REPUBLIKA.CO.ID, REGENSBURG -- Kekerasan fisik dan pelecehan seksual terjadi kepada setidaknya 547 siswa laki-laki yang merupakan anggota muda paduan suara Regensburger Domspatzen, Jerman. Sejumlah kasus terkait hal ini dilaporkan berlangsung dalam kurun waktu setidaknya 60 tahun, yaitu antara 1945 hingga 2015.
Kasus pelecehan seksual itu diselidiki dan dikumpulkan oleh pengacara bernama Ulrich Welber. Menurut laporan-laporan yang ada, anggota paduan suara dari sekolah Katolik yang saat itu merupakan siswa sekolah dasar mengalami penyiksaan layaknya berada di kamp konsentrasi Nazi.
Para siswa yang menjadi anggota saat itu tidak dapat begitu saja melarikan diri, Mereka yang mencoba keluar dari kelompok paduan suara akan dicari dan saat tertangkap, penyiksaan terjadi.
Pemukulan, hingga tindakan yang memalukan dilakukan di hadapan banyak siswa lainnya. Dari 547 siswa, ada 67 di antaranya yang dipastikan mengalami pelecehan seksual dan sisanya mendapat kekerasan fisik. Kejadian ini kemudian juga disebut mungkin berlangsung tepatnya antara 1945 hingga awal 1990-an.
Welber mengatakan, ia tidak dapat berbicara langsung dengan mantan siswa anggota pauan suara itu.
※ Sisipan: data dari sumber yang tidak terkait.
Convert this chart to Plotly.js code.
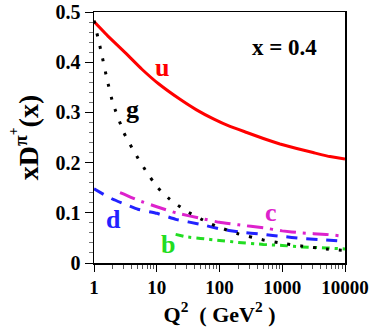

Hal ini karena mereka menolak untuk secara terang-terangan menjelaskan peristiwa mengerikan yang dialami, meski tetap mengakui telah melewati pengalaman buruk tersebut.
Sementara itu, pelaku pelecehan seksual kemungkinan besar tidak dapat menghadapi tuntutan hukum Hal ini karena kejahatan tersebut sudah lama berlalu dan secara ketentuan, tidak dapat menghadapi tuntutan.
Baca juga, Menteri Keuangan Vatikan Didakwa Pelecehan Seksual.
Kasus dugaan pelecehan seksual yang dialami anggota paduan suara itu pertama kali meluas pada 2010. Namun, skandal yang mulai mencuat itu nampaknya tidak ditindaklanjuti oleh pihak Gereja Katolik tersebut, khususnya Regensburg Gerhard Ludwig Muler.
Gereja Katolik telah terpukul oleh sejumlah skandal yang muncul dalam beberapa tahun terakhir. Kasus pelecehan seksual secara khusus pertama kali meluas pada 1990-an. Hal itu terjadi di lingkungan Gereja Katolik Irlandia, hingga kasus serupa terungkap di lebih dari 12 negara.
PBB telah menuding Vatikan secara sistematis mengadopsi kebijakan yang memungkinkan para pendeta atau pastor melakukan pelecehan seksual terhadap murid mereka. Paus Fransiskus yang memimpin Gereja Katolik Dunia saat ini menyerukan pencegahan hal itu dan menawarkan kompensasi terhadap para korban.